Data excerpt:
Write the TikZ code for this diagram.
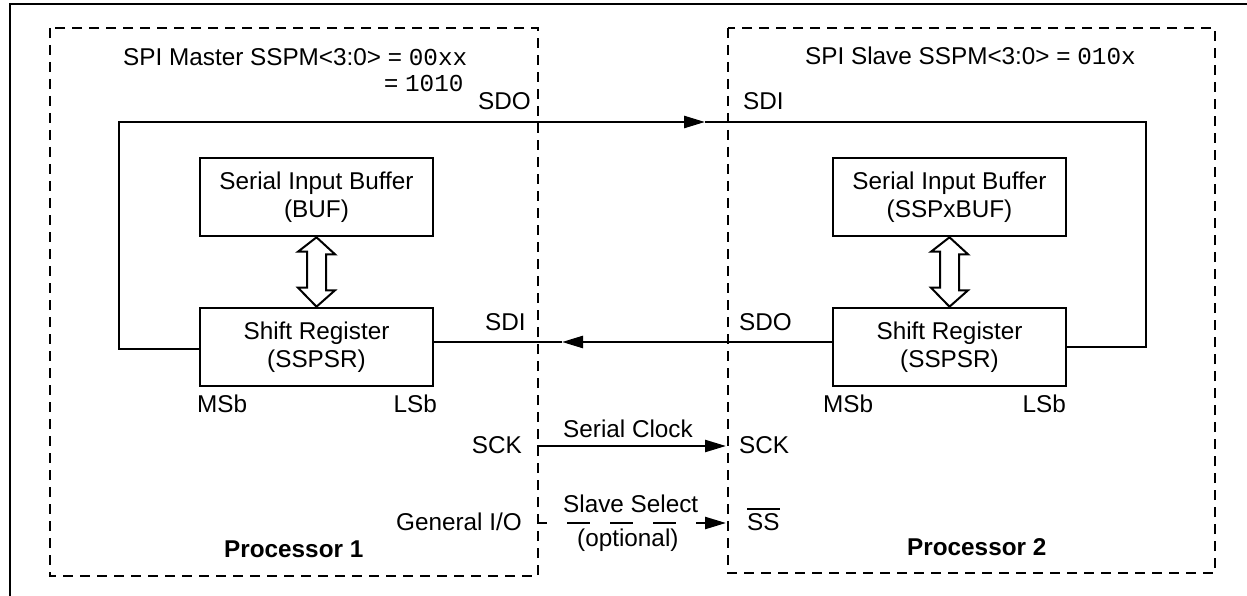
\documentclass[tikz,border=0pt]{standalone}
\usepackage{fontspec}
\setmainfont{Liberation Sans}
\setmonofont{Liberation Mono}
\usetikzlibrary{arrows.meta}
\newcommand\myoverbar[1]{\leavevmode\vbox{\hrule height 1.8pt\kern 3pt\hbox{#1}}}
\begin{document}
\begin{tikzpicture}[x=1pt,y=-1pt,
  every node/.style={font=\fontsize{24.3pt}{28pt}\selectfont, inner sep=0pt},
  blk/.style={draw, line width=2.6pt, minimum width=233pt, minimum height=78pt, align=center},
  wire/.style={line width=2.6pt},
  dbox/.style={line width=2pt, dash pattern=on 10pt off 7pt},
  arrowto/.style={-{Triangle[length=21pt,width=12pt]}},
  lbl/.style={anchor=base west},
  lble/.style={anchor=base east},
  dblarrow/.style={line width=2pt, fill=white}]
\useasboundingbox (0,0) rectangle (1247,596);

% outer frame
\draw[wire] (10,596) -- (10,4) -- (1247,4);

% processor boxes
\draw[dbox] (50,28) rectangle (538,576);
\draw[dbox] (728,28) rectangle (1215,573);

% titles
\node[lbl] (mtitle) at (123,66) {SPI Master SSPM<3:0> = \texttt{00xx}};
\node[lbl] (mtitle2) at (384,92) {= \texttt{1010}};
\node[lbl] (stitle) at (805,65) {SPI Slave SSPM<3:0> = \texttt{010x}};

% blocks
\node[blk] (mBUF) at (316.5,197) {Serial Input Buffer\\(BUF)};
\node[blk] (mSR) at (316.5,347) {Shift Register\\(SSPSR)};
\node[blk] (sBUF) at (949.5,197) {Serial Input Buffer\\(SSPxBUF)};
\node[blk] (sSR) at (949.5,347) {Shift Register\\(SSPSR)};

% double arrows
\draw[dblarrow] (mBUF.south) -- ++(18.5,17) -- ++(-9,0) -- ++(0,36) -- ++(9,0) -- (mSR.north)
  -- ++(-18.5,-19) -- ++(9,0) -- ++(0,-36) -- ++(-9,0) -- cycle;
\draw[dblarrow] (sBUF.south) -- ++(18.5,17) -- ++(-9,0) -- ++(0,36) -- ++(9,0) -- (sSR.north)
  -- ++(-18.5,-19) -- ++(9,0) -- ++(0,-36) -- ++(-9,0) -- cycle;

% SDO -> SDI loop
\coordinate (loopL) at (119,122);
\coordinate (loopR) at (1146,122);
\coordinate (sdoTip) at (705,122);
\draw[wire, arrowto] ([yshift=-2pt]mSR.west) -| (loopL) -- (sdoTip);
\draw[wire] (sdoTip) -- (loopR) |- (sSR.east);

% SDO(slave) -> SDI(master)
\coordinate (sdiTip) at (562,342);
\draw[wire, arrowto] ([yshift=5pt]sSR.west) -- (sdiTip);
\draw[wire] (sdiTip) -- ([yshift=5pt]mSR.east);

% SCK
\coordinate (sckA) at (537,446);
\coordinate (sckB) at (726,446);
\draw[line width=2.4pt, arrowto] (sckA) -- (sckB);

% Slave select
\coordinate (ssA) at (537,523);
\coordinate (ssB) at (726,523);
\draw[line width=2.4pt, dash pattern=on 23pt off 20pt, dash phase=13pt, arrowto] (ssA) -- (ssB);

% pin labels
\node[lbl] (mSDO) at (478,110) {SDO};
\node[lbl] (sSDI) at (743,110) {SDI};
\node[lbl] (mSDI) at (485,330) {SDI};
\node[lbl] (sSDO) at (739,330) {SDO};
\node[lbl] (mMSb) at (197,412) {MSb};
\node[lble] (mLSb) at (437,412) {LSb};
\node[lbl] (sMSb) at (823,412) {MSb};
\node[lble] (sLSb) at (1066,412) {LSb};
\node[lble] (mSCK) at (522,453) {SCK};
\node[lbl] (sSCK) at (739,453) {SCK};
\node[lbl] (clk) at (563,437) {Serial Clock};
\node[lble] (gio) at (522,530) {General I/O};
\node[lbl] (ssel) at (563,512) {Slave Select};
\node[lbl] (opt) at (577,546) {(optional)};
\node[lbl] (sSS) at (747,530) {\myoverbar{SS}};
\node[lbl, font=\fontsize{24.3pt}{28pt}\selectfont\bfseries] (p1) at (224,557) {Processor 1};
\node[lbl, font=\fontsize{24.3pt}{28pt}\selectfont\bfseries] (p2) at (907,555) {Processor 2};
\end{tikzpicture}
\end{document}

Problem statement: Restate the listing above word for word, and skip the pictures.

Finished task:
Write the TikZ code for this diagram.
\documentclass[tikz,border=0pt]{standalone}
\usepackage{fontspec}
\setmainfont{Liberation Sans}
\setmonofont{Liberation Mono}
\usetikzlibrary{arrows.meta}
\newcommand\myoverbar[1]{\leavevmode\vbox{\hrule height 1.8pt\kern 3pt\hbox{#1}}}
\begin{document}
\begin{tikzpicture}[x=1pt,y=-1pt,
  every node/.style={font=\fontsize{24.3pt}{28pt}\selectfont, inner sep=0pt},
  blk/.style={draw, line width=2.6pt, minimum width=233pt, minimum height=78pt, align=center},
  wire/.style={line width=2.6pt},
  dbox/.style={line width=2pt, dash pattern=on 10pt off 7pt},
  arrowto/.style={-{Triangle[length=21pt,width=12pt]}},
  lbl/.style={anchor=base west},
  lble/.style={anchor=base east},
  dblarrow/.style={line width=2pt, fill=white}]
\useasboundingbox (0,0) rectangle (1247,596);

% outer frame
\draw[wire] (10,596) -- (10,4) -- (1247,4);

% processor boxes
\draw[dbox] (50,28) rectangle (538,576);
\draw[dbox] (728,28) rectangle (1215,573);

% titles
\node[lbl] (mtitle) at (123,66) {SPI Master SSPM<3:0> = \texttt{00xx}};
\node[lbl] (mtitle2) at (384,92) {= \texttt{1010}};
\node[lbl] (stitle) at (805,65) {SPI Slave SSPM<3:0> = \texttt{010x}};

% blocks
\node[blk] (mBUF) at (316.5,197) {Serial Input Buffer\\(BUF)};
\node[blk] (mSR) at (316.5,347) {Shift Register\\(SSPSR)};
\node[blk] (sBUF) at (949.5,197) {Serial Input Buffer\\(SSPxBUF)};
\node[blk] (sSR) at (949.5,347) {Shift Register\\(SSPSR)};

% double arrows
\draw[dblarrow] (mBUF.south) -- ++(18.5,17) -- ++(-9,0) -- ++(0,36) -- ++(9,0) -- (mSR.north)
  -- ++(-18.5,-19) -- ++(9,0) -- ++(0,-36) -- ++(-9,0) -- cycle;
\draw[dblarrow] (sBUF.south) -- ++(18.5,17) -- ++(-9,0) -- ++(0,36) -- ++(9,0) -- (sSR.north)
  -- ++(-18.5,-19) -- ++(9,0) -- ++(0,-36) -- ++(-9,0) -- cycle;

% SDO -> SDI loop
\coordinate (loopL) at (119,122);
\coordinate (loopR) at (1146,122);
\coordinate (sdoTip) at (705,122);
\draw[wire, arrowto] ([yshift=-2pt]mSR.west) -| (loopL) -- (sdoTip);
\draw[wire] (sdoTip) -- (loopR) |- (sSR.east);

% SDO(slave) -> SDI(master)
\coordinate (sdiTip) at (562,342);
\draw[wire, arrowto] ([yshift=5pt]sSR.west) -- (sdiTip);
\draw[wire] (sdiTip) -- ([yshift=5pt]mSR.east);

% SCK
\coordinate (sckA) at (537,446);
\coordinate (sckB) at (726,446);
\draw[line width=2.4pt, arrowto] (sckA) -- (sckB);

% Slave select
\coordinate (ssA) at (537,523);
\coordinate (ssB) at (726,523);
\draw[line width=2.4pt, dash pattern=on 23pt off 20pt, dash phase=13pt, arrowto] (ssA) -- (ssB);

% pin labels
\node[lbl] (mSDO) at (478,110) {SDO};
\node[lbl] (sSDI) at (743,110) {SDI};
\node[lbl] (mSDI) at (485,330) {SDI};
\node[lbl] (sSDO) at (739,330) {SDO};
\node[lbl] (mMSb) at (197,412) {MSb};
\node[lble] (mLSb) at (437,412) {LSb};
\node[lbl] (sMSb) at (823,412) {MSb};
\node[lble] (sLSb) at (1066,412) {LSb};
\node[lble] (mSCK) at (522,453) {SCK};
\node[lbl] (sSCK) at (739,453) {SCK};
\node[lbl] (clk) at (563,437) {Serial Clock};
\node[lble] (gio) at (522,530) {General I/O};
\node[lbl] (ssel) at (563,512) {Slave Select};
\node[lbl] (opt) at (577,546) {(optional)};
\node[lbl] (sSS) at (747,530) {\myoverbar{SS}};
\node[lbl, font=\fontsize{24.3pt}{28pt}\selectfont\bfseries] (p1) at (224,557) {Processor 1};
\node[lbl, font=\fontsize{24.3pt}{28pt}\selectfont\bfseries] (p2) at (907,555) {Processor 2};
\end{tikzpicture}
\end{document}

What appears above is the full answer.